Proofreading HTTP Server

Writing *correct* English is always a hard task for most of Japanese people. Microsoft Word provides powerful functionality to proofread our poor English. However, not everyone likes Microsoft. This is the reason why I created an HTTP server that proofreads text using Microsoft Word's spell check functionality.
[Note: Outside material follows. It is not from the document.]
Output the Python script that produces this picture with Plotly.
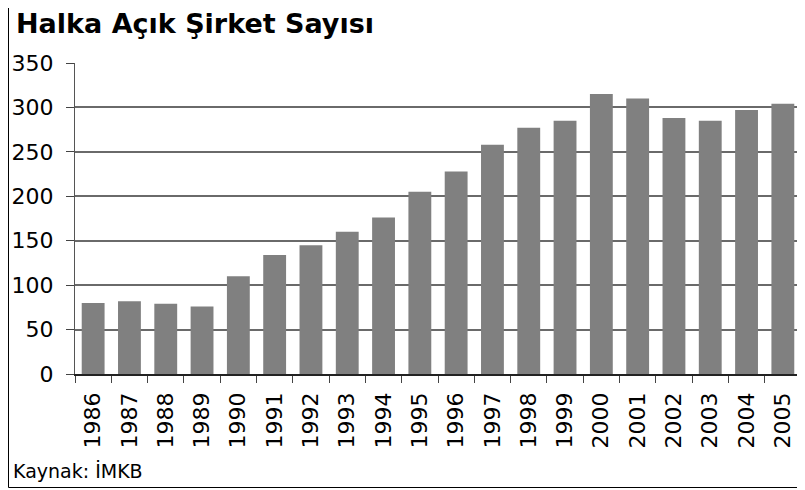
import plotly.graph_objects as go

years = ["1986", "1987", "1988", "1989", "1990", "1991", "1992", "1993", "1994", "1995",
         "1996", "1997", "1998", "1999", "2000", "2001", "2002", "2003", "2004", "2005"]
companies = [80, 82, 79, 76, 110, 134, 145, 160, 176, 205,
             228, 258, 277, 285, 315, 310, 288, 285, 297, 304]
y_ticks = [0, 50, 100, 150, 200, 250, 300, 350]

title_text = "Halka Açık Şirket Sayısı"
source_text = "Kaynak: İMKB"

# page body has an 8px margin; positions below are given in screen pixels
OFF = 8
W, H = 805, 490
L, R, T, B = 75 - OFF, W - (801 - OFF), 63 - OFF, H - (374 - OFF)
pw, ph = W - L - R, H - T - B


def px_x(p):
    return (p - OFF - L) / pw


def px_y(p):
    return (H - B - (p - OFF)) / ph


font_family = "DejaVu Sans, Verdana, sans-serif"

fig = go.Figure(go.Bar(x=years, y=companies, marker=dict(color="#808080", line=dict(width=0))))

fig.update_layout(
    width=W, height=H,
    margin=dict(l=L, r=R, t=T, b=B, pad=0),
    paper_bgcolor="white", plot_bgcolor="white",
    bargap=0.37,
    showlegend=False,
    font=dict(family=font_family, color="black", size=22),
)

fig.update_xaxes(
    type="category",
    automargin=False,
    tickangle=-90,
    ticks="outside", ticklen=7, tickcolor="#444", tickwidth=1,
    tickson="boundaries",
    showline=True, linecolor="#222", linewidth=1.5,
    showgrid=False,
    tickfont=dict(size=22, family=font_family),
    ticklabelstandoff=8,
)
fig.update_yaxes(
    range=[0, 350],
    automargin=False,
    tickvals=y_ticks,
    ticks="outside", ticklen=8, tickcolor="#444", tickwidth=1,
    showline=True, linecolor="#555", linewidth=1,
    showgrid=True, gridcolor="#6a6a6a", gridwidth=1.5,
    zeroline=False,
    tickfont=dict(size=22, family=font_family),
    ticklabelstandoff=8,
)

fig.add_annotation(
    text="<b>" + title_text + "</b>", xref="paper", yref="paper",
    x=px_x(14), y=px_y(24), xanchor="left", yanchor="middle",
    showarrow=False, font=dict(size=27, family=font_family, color="black"),
)
fig.add_annotation(
    text=source_text, xref="paper", yref="paper",
    x=px_x(11), y=px_y(471), xanchor="left", yanchor="middle",
    showarrow=False, font=dict(size=19, family=font_family, color="black"),
)
fig.add_shape(
    type="rect", xref="paper", yref="paper",
    x0=px_x(8.5), x1=px_x(830), y0=px_y(487.5), y1=px_y(-20),
    line=dict(color="black", width=1), fillcolor="rgba(0,0,0,0)", layer="below",
)

fig.write_html("out.html")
卒論とかで英語で書かないといけないですよね。Microsoft Wordの文章校正機能は僕の英語力よりも素晴らしいのですが、全員が全員Microsoftを好きというわけじゃないので、その校正機能だけを取り出したい. というわけで、Microsoft Wordの文章校正機能を使って校正をしてそのレスポンスをJSONで返すようなシンプルなHTTP ServerをC#で作りました.

Proofreading HTTP Server


The HTTP server works in an Windows machine (the right in the figure) and my Mac (the left in the figure) sends an HTTP POST request with a text in its body. The server extracts the text and craetes a Word Document object using Word object model to proofread the text *1. As the result is returned in JSON, this system is extensible to other forms.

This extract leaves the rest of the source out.